For other fans, however, it is the "feelgood factor" of Austen's novels which have made them so enduringly popular.

Maureen Kelly, chairman of the Scottish Branch of the Jane Austen Society, said: "They're entertaining, romantic and glamorous. There's no violence, no bad language. Gratuitous swearing is boring and breaks up the flow of the story.

"Like so many of the great novelists, there's different dimensions to her books. That's what's excellent. Yes, you could say that they're good stories and chick-lit and all that, but there's so much more.

"Her writing is relevant today, we recognise her characters - we've all seen Mr Collins, Miss Bates and all that.

"And none of her characters are perfect, she doesn't do perfect characters. They're all flawed to a greater or lesser extent - even her heroes and heroines, and that was pretty new in her day.
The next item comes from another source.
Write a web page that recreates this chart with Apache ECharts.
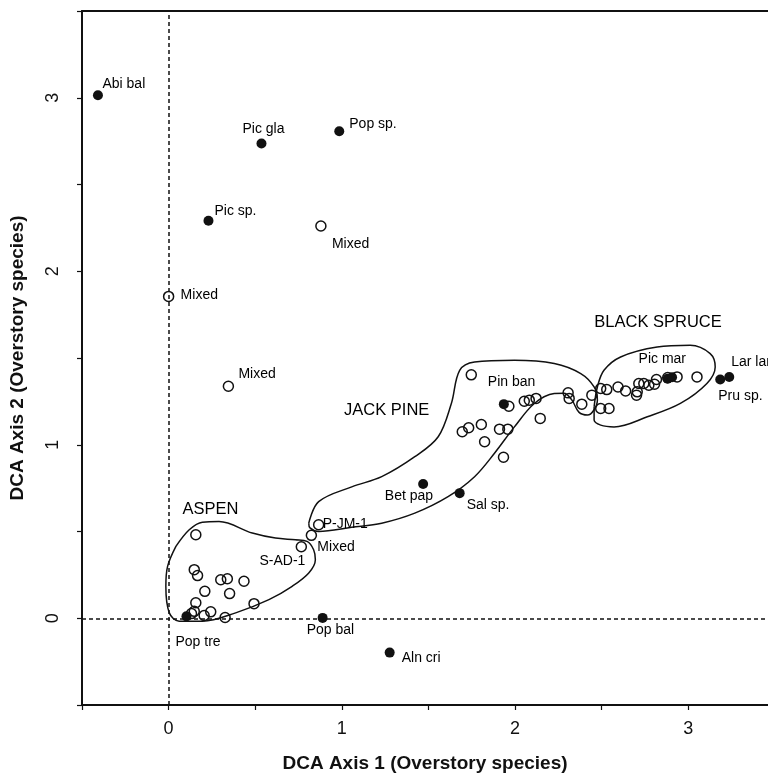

"And she uses wit so effectively to show up their faults and foibles. But she's never cruel to her good characters, she just pokes fun at them."

Like many fans, Kelly is eagerly anticipating the latest take on Emma, which goes on sale on Thursday.

"I love the old editions and I don't think they're going to go out of fashion or out of love, but I think it's good to get a different view," said Murphy.

"It's good that they've chosen highly reputable writers for it, and anything that takes people into Jane Austen herself must be good."